Ashly feuerte die Schubdüsen des MSVs: zu heftig, zu lang. Er fluchte ungehalten. Die Drift hatte sich umgekehrt, anstatt aufzuhören. Der auf ihm lastende Druck war nahezu unerträglich. Fehler wie dieser konnten sie eine Menge mehr kosten als nur das Leben. Per Datavis übermittelte er eine weitere Serie von Befehlen an den Rechner des kleinen Fahrzeugs, und die Antriebe zündeten erneut, diesmal kürzer und mit weniger Schub.
Das MSV kam drei Meter über der Luke zum relativen Stillstand.
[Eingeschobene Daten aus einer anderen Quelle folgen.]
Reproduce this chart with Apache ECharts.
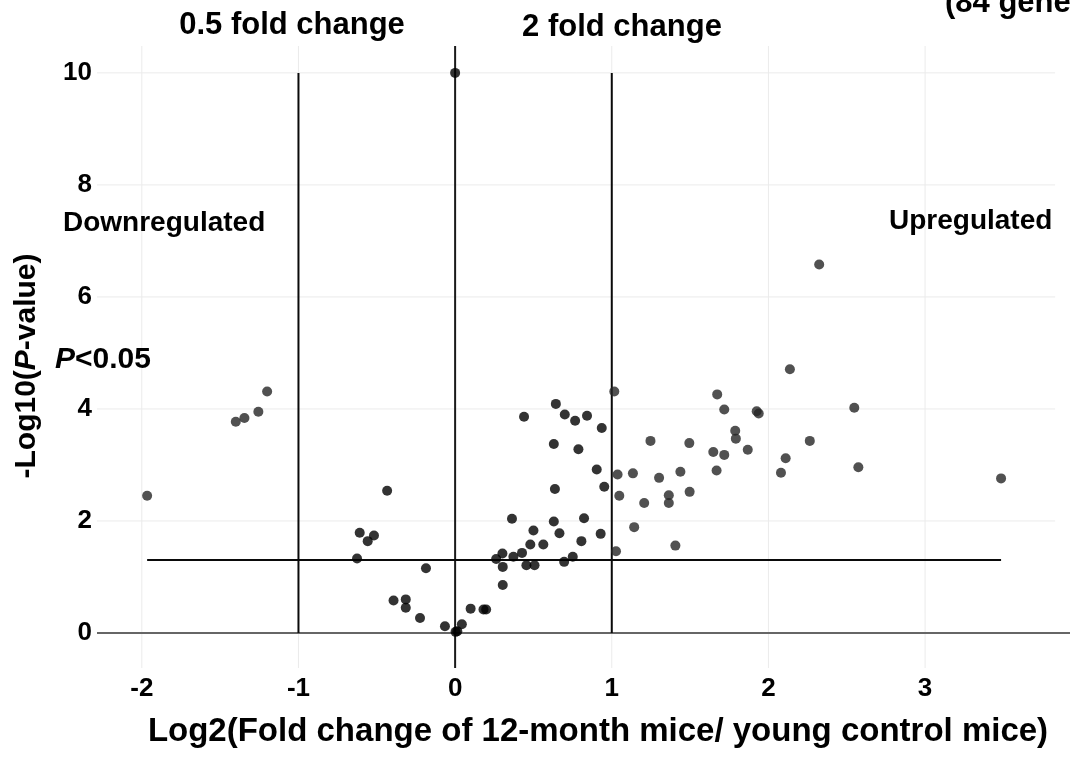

Sie war, wie der gesamte Rumpf der Beezling, von tiefen Rissen und Kratern übersät. Aber sie funktionierte noch.
»Keine Partikelpenetration«, meldete er per Datavis. »Scheint unbeschädigt zu sein.«
»Sehr gut. Mach sie auf«, antwortete Joshua.
Ashly hatte bereits einen der drei Waldo-Arme des MSV ausgefahren. Er schob eine Hand direkt in die Halterung eines abgebrochenen Sensorclusters und drückte die Fingersegmente auseinander, bis das MSV sicher verankert war. Am Ende des zweiten Arms saß eine Fissionsklinge. Ashly aktivierte sie, und ein gelbes Leuchten hüllte die Spitze ein.